Brandon Montclare: Rocket Girl #4, which has the big chase scene, was really a challenge for Amy because you don’t really have chase scenes in comics. You have Akira and Paul Pope, who did it after watching Akira, in Batman Year 100, but those are really long-form chase scenes. In Akira, it’s 80 pages of a motorcycle chase scene, but we only have 20 pages to work with. We actually cheated on issue 4 and made it 22 so we could a little more of the chase scene in it. But it was also important because it’s cool to challenge. Most people might say, “That’s too hard. Just make it punching because I’ve been drawing the Hulk punching the Thing since I was eight years old.” But it’s not interesting, and also not Amy. You try to introduce different opportunities to try different things.
I have to be honest and say that I haven't actually read the first Rocket Girl collection but I've flipped through it many times and love Reeder's artwork in that book.  Just seeing some of the comics that Montclare and Reeder reference in this interview makes me think that I need to sit down with that book soon.

** The upcoming Free Comic Book Day is about more than just the comics that your retailers can get through Diamond. Bleeding Cool reports that six alternative publishers are joining forces for a FCBD comic.
Free 2015 will feature a color cover by Chuck Forsman and 40 pages of comics from the different publishers. Artists include David B., Niv Bavarsky, Box Brown, Patrick Crotty, Max de Rodriguès, Hanna K., Alex Kim, Laura Knetzger, Kate Leth, Jason Little, Matt Madden, Jane Mai, Melissa Mendes, Oliver Schrauwen, Ben Sears, Jack Teagle, Derek Van Gison, and François Vigneault.
** Scroll through some of the DC stuff and watch Jeff Lester review Gil Kane's His Name Is... Savage before diverging into a brief bit on Rick Buckler's Deathlock. I think I now have two copies of this somewhere, the original printing and the Fantagraphics reprint.

And how could you not love this Point Blank Lee Marvin cover?


** The Outhousers cover how some dude supported some other dudes who do artwork that probably only dudes really like.  This past week, I've seen other dudes invoke the curvy drawings of Harvey Kurtzman and Bill Elder and wonder how they would be accepted in today's politically correct comics world?  My only response to them is that Kurtzman and Elder's art was actually funny and their styles reflected their humor.  Frank Cho's "humorous" drawings try to be funny and instead just look very staid and boring, much like most of Cho's drawings.  And if that's the type of art Rob Liefeld wants to hold up as being the foundational work of comics, well, to each their own I guess.
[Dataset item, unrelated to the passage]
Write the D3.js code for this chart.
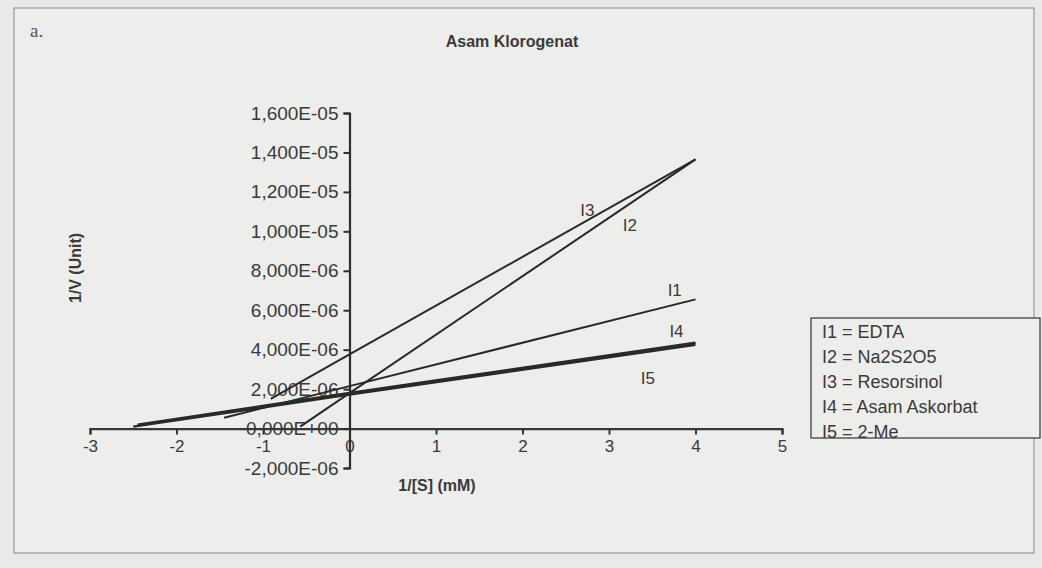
<!DOCTYPE html>
<html>
<head>
<meta charset="utf-8">
<script src="https://cdn.jsdelivr.net/npm/d3@7"></script>
<style>
  body { margin: 0; background: #e9e9e7; }
  svg { display: block; font-family: Arial, "Liberation Sans", sans-serif; }
</style>
</head>
<body>
<svg width="1042" height="568"></svg>
<script>
// series: [1/[S], 1/V] points
const seriesNames = ["I1", "I2", "I3", "I4", "I5"];
const i1 = [[-1.45, 0.55e-6], [0, 2.15e-6], [4, 6.55e-6]];
const i2 = [[-0.57, 0.1e-6], [0, 1.8e-6], [4, 13.65e-6]];
const i3 = [[-0.91, 1.5e-6], [0, 3.76e-6], [4, 13.65e-6]];
const i4 = [[-2.45, 0.2e-6], [0, 1.8e-6], [4, 4.35e-6]];
const i5 = [[-2.5, 0.1e-6], [0, 1.72e-6], [4, 4.25e-6]];
// where the I1..I5 tags sit, in data units
const tagAt = [[3.76, 7.0e-6], [3.24, 10.3e-6], [2.75, 11.1e-6], [3.78, 4.95e-6], [3.45, 2.55e-6]];
const legendText = ["I1 = EDTA", "I2 = Na2S2O5", "I3 = Resorsinol", "I4 = Asam Askorbat", "I5 = 2-Me"];
const xTicks = [-3, -2, -1, 0, 1, 2, 3, 4, 5];
const yTicks = [-2e-6, 0, 2e-6, 4e-6, 6e-6, 8e-6, 10e-6, 12e-6, 14e-6, 16e-6];

const allSeries = [i1, i2, i3, i4, i5];

var svg = d3.select("svg");

// paper frame
svg.append("rect")
  .attr("x", 14).attr("y", 8)
  .attr("width", 1020).attr("height", 545)
  .attr("fill", "#ededeb")
  .attr("stroke", "#8a8a88")
  .attr("stroke-width", 1);

svg.append("text")
  .attr("x", 30).attr("y", 37)
  .style("font-family", "'Liberation Serif', 'DejaVu Serif', serif")
  .style("font-size", "19px")
  .attr("fill", "#555")
  .text("a.");

svg.append("text")
  .attr("x", 512).attr("y", 47)
  .attr("text-anchor", "middle")
  .style("font-size", "16px")
  .style("font-weight", "bold")
  .attr("fill", "#3a3a3a")
  .text("Asam Klorogenat");

var x = d3.scaleLinear().domain([-3, 5]).range([90, 782]);
var y = d3.scaleLinear().domain([-2e-6, 16e-6]).range([468, 113]);

// excel style 0,000E+00
function sci(v) {
  if (v === 0) return "0,000E+00";
  var e = Math.floor(Math.log10(Math.abs(v)) + 1e-9);
  var m = v / Math.pow(10, e);
  var s = m.toFixed(3).replace(".", ",");
  return s + "E" + (e < 0 ? "-" : "+") + String(Math.abs(e)).padStart(2, "0");
}

var lineColor = "#262b26";

// x axis sits on y = 0
var xAxis = svg.append("g")
  .attr("transform", "translate(0," + y(0) + ")")
  .call(d3.axisBottom(x).tickValues(xTicks).tickSize(6).tickPadding(5).tickFormat(d3.format("d")));
xAxis.select(".domain").attr("stroke", "#343a30").attr("stroke-width", 2.2);
xAxis.selectAll(".tick line").attr("stroke", "#343a30").attr("stroke-width", 2);
xAxis.selectAll(".tick text")
  .style("font-size", "17px")
  .attr("fill", "#3a3a3a")
  .text(d => d < 0 ? "-" + Math.abs(d) : d);

// y axis sits on x = 0
var yAxis = svg.append("g")
  .attr("transform", "translate(" + x(0) + ",0)")
  .call(d3.axisLeft(y).tickValues(yTicks).tickSize(6).tickPadding(5).tickFormat(sci));
yAxis.select(".domain").attr("stroke", "#2e2e2e").attr("stroke-width", 2.2);
yAxis.selectAll(".tick line").attr("stroke", "#2e2e2e").attr("stroke-width", 2);
yAxis.selectAll(".tick text")
  .style("font-size", "19px")
  .attr("fill", "#3a3a3a");

// the lines
var line = d3.line().x(d => x(d[0])).y(d => y(d[1]));
svg.append("g")
  .selectAll("path")
  .data(allSeries)
  .enter()
  .append("path")
  .attr("d", line)
  .attr("fill", "none")
  .attr("stroke", lineColor)
  .attr("stroke-width", (d, i) => i >= 3 ? 2.4 : 2);

// tags beside the lines
svg.append("g")
  .selectAll("text")
  .data(seriesNames)
  .enter()
  .append("text")
  .attr("x", (d, i) => x(tagAt[i][0]))
  .attr("y", (d, i) => y(tagAt[i][1]))
  .attr("text-anchor", "middle")
  .attr("dy", "0.35em")
  .style("font-size", "17px")
  .attr("fill", "#3a3a3a")
  .text(d => d);

// axis titles
svg.append("text")
  .attr("x", 437).attr("y", 491)
  .attr("text-anchor", "middle")
  .style("font-size", "16px")
  .style("font-weight", "bold")
  .attr("fill", "#3a3a3a")
  .text("1/[S] (mM)");

svg.append("text")
  .attr("transform", "translate(81,268) rotate(-90)")
  .attr("text-anchor", "middle")
  .style("font-size", "16px")
  .style("font-weight", "bold")
  .attr("fill", "#3a3a3a")
  .text("1/V (Unit)");

// legend
var legend = svg.append("g").attr("transform", "translate(811,318)");
legend.append("rect")
  .attr("width", 229).attr("height", 120)
  .attr("fill", "#ededeb")
  .attr("stroke", "#333")
  .attr("stroke-width", 1.2);
legend.selectAll("text")
  .data(legendText)
  .enter()
  .append("text")
  .attr("x", 11)
  .attr("y", (d, i) => 20 + i * 25)
  .style("font-size", "18px")
  .attr("fill", "#3a3a3a")
  .text(d => d);
</script>
</body>
</html>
** At Publisher's Weekly, Deb Aoki has a fascinating look at the current manga market.  It seems that one way to read the post Tokyopop/post-Border's manga world has been as some kind of market correction taking place.  I'll say that while I think there are still great manga work getting translated and published in English, I wonder where those sales are coming from?  Barnes and Nobles and Books-A-Million, maybe two of the largest brick-and-mortar, have generic-to-decent selections on their shelves right now- at least the ones I've been to.  How much of the manga market is due to Amazon?

Deb offers some insights into what may be driving the strong market:
A good deal of the renewed vigor in the manga market can be attributed to an overall stronger U.S. economy, but there are other factors, including new distribution channels, the growth of legal digital publishing, and some new popular series that are generating a rising tide of sales for the entire category.